Four states in northern Nigeria remain under a massive curfew imposed by police and military forces following three days of deadly clashes with a radical Muslim sect.
The struggles are particularly intense in Borno State’s capital city of Maiduguri, where the government is trying to seize the home of the sect leader. Churches there and at least one police station have been set on fire.
The violence began Sunday in Bauchi State and has spread into Yobe, Kano, and Borno. Latest estimates in the four jurisdictions put the death toll at around 150. Professor Sadiq Abubakar teaches political science at Ahmadu Bello University in the northern town of Zaria. From the capital Abuja, he explains that public disaffection with corruption, unemployment, and an uneven distribution of wealth has made Nigerians pay attention, even though very few condone the violence.

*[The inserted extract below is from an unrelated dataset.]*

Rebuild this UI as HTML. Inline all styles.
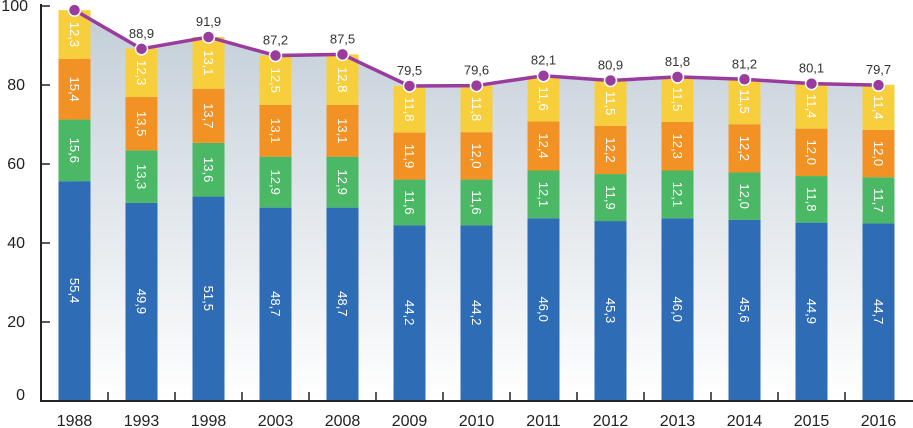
<!DOCTYPE html>
<html><head><meta charset="utf-8"><style>
html,body{margin:0;padding:0;background:#fff;}
svg{display:block;font-family:"Liberation Sans",sans-serif;}
</style></head><body>
<svg id="chart" width="913" height="428" viewBox="0 0 913 428">
<defs><linearGradient id="ag" x1="0" y1="0" x2="0" y2="1"><stop offset="0" stop-color="#c3ced8"/><stop offset="1" stop-color="#ffffff"/></linearGradient></defs>
<g id="area"></g><g id="bars"></g><g id="axes"></g><g id="line"></g>
</svg>
<script>
const years=["1988","1993","1998","2003","2008","2009","2010","2011","2012","2013","2014","2015","2016"];
const blue=[55.4,49.9,51.5,48.7,48.7,44.2,44.2,46.0,45.3,46.0,45.6,44.9,44.7];
const green=[15.6,13.3,13.6,12.9,12.9,11.6,11.6,12.1,11.9,12.1,12.0,11.8,11.7];
const orange=[15.4,13.5,13.7,13.1,13.1,11.9,12.0,12.4,12.2,12.3,12.2,12.0,12.0];
const yellow=[12.3,12.3,13.1,12.5,12.8,11.8,11.8,11.6,11.5,11.5,11.5,11.4,11.4];
const totals=[98.7,88.9,91.9,87.2,87.5,79.5,79.6,82.1,80.9,81.8,81.2,80.1,79.7];
const totalLabels=["","88,9","91,9","87,2","87,5","79,5","79,6","82,1","80,9","81,8","81,2","80,1","79,7"];
const yTicks=[0,20,40,60,80,100];
const NS="http://www.w3.org/2000/svg";
const x0=74.5,step=67,bw=32,yBase=400,yScale=3.95;
const X=i=>x0+i*step, Y=v=>yBase-v*yScale;
function mk(t,a,p){const e=document.createElementNS(NS,t);for(const k in a)e.setAttribute(k,a[k]);p.appendChild(e);return e;}
const fmt=v=>v.toFixed(1).replace('.',',');
let pts=totals.map((v,i)=>X(i)+","+Y(v)).join(" ");
pts+=" "+X(years.length-1)+","+yBase+" "+X(0)+","+yBase;
const ar=mk("polygon",{points:pts,fill:"url(#ag)"},document.getElementById("area"));


const series=[["blue",blue,"#2e6cb5"],["green",green,"#4bb866"],["orange",orange,"#f39224"],["yellow",yellow,"#f7cf3d"]];
const bg=document.getElementById("bars");
years.forEach((yr,i)=>{
  let acc=0;
  series.forEach(([n,arr,c])=>{
    const v=arr[i],y1=Y(acc+v),y0=Y(acc);
    const r=mk("rect",{x:X(i)-bw/2,y:y1,width:bw,height:y0-y1,fill:c},bg);
    
    
    const cy=(y0+y1)/2;
    const t=mk("text",{x:0,y:0,transform:`translate(${X(i)-4.5},${cy}) rotate(90)`,"text-anchor":"middle","font-size":"13",fill:"#fff"},bg);
    t.textContent=fmt(v);
    
    
    acc+=v;
  });
});
const ax=document.getElementById("axes");
const yl=mk("line",{x1:41,y1:4,x2:41,y2:401,stroke:"#222","stroke-width":2},ax);

const xl=mk("line",{x1:40,y1:401,x2:913,y2:401,stroke:"#222","stroke-width":2},ax);

yTicks.forEach(v=>{
  if(v>0){const tk=mk("line",{x1:41,y1:Y(v)+1,x2:50,y2:Y(v)+1,stroke:"#222","stroke-width":1.5},ax);
  }
  const t=mk("text",{x:v==100?28:25,y:Y(v)+(v==0?0:6),"text-anchor":"end","font-size":"16",fill:"#222"},ax);
  t.textContent=v;
});
years.forEach((yr,i)=>{
  const xt=X(i)+step/2;
  if(i<years.length-1){const tk=mk("line",{x1:xt,y1:392,x2:xt,y2:401,stroke:"#222","stroke-width":1.5},ax);
  }
  const t=mk("text",{x:X(i),y:426,"text-anchor":"middle","font-size":"16",fill:"#222"},ax);
  t.textContent=yr;
});
const lg=document.getElementById("line");
const pl=mk("polyline",{points:totals.map((v,i)=>X(i)+","+Y(v)).join(" "),fill:"none",stroke:"#9a3c9e","stroke-width":3.5},lg);

totals.forEach((v,i)=>{
  const c=mk("circle",{cx:X(i),cy:Y(v),r:6,fill:"#9a3c9e",stroke:"#fff","stroke-width":1.5},lg);
  
  if(totalLabels[i]){const t=mk("text",{x:X(i),y:Y(v)-11,"text-anchor":"middle","font-size":"13",fill:"#333"},lg);
  t.textContent=totalLabels[i];}
});
</script>
</body></html>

“If you talk to people in the street, while they condemn the violence and also the newspapers have reported them saying that they are opposed to western education, people don’t support that. But at the same time, the people say, ‘well, we understand why they should go and do that' because when we have educated new graduates roaming about the streets – no jobs, no direction whatsoever, we are not surprised that this kind of thing is happening in Nigeria,” said Abubakar.
The Boko Haram group condemns democracy and western culture and claims it supports the imposition of strict Islamic Sharia law across all of northern Nigeria. Beyond that, Professor Abubakar says its leader has shifted tactics away from assaulting innocent residents and focused on targeting law enforcement authorities and their police stations in a bid to arouse public debate.
“They themselves have been very clever. In the past, they would attack people around them. But this time they are not doing that. They are attacking the police, which is a symbol of oppression. But that is my understanding of it. They attacked the police in Bauchi. They attacked the police station in Maiduguri. They did that, and so they are trying to separate and divide the police state institutions from the public,” he observed.
Nigerian police admit they don’t really know who is behind the insurgents, who are reported to be mostly young and fanatically opposed to the government. Professor Abubakar suggests that some Nigerians might actually sympathize with a generationally motivated challenge of the current government by the leader of the group and his young followers, who are speaking up in public interviews against the injustices of the society.
“If certainly it is opposed to the kind of democracy operating in Nigeria, many people will agree with him (the insurgents’ leader). Even if the action is abominable, certainly, there is no democracy. Elections have been rigged, left, right, and center. If he’s opposed to the system of education, I am a teacher. I know there are many things wrong with it. I heard over the radio people in the press saying that they’re opposed to western education. But the interview indicated he is opposed to people going to school. And so they call it Boko Haram (‘Education is a Sin’ in the Hausa language),” noted Abubakar.
As Professor Abubakar sees it, many unsettling factors in Nigerian life have predisposed the young radicals to turn to violence.
“Unemployment, it is very high. Go into any city and see the number of graduates from secondary schools and universities roaming around, literally doing nothing and no job is forthcoming. And secondly, there is too much concentration of wealth in few hands in this country. And they actually show it by the type of cars they drive, the houses they build, and the ostentation in the midst of poverty. There’s no leadership, especially in those areas where the violence occurred,” he said.
One-third of Nigeria’s 36 states have already adopted Sharia in the past decade, so Abubakar suspects that Boko Haram’s pleas for wider adoption of the code represent no more than a rallying cry for Islamic justice and what the group considers a more ethically driven value system.
With the coordinated attacks spanning across several state borders, federal authorities are assuming jurisdictional control of the situation, which the Ahmadu Bello scholar says will ultimately lead to government authorities putting down the insurrection.
“I gather that there is going to be a police military operation today. Even the president (Umaru Yar’Adua) said it on national television a while ago that there is going to be a coordinated action to dislodge them and the state will not condone this kind of activity wherever it occurs,” he said.
The city of Jos in Plateau State straddles the border between heavily concentrated Muslim communities to the north and mainly Christian areas to the south. Last November,Jos experienced a wave of ethnic violence that claimed the lives of hundreds of people.
Sadiq Abubakar is quick to point out that the current wave of attacks in the north are not sectarian violence. However, if the public outcry becomes shrill, as with the aftermath of the Jos flare-up, both federal and state governments may consider adding to Nigerians’ time-honored practice of forming investigative commissions to probe the root causes for the northern Nigeria upsurge.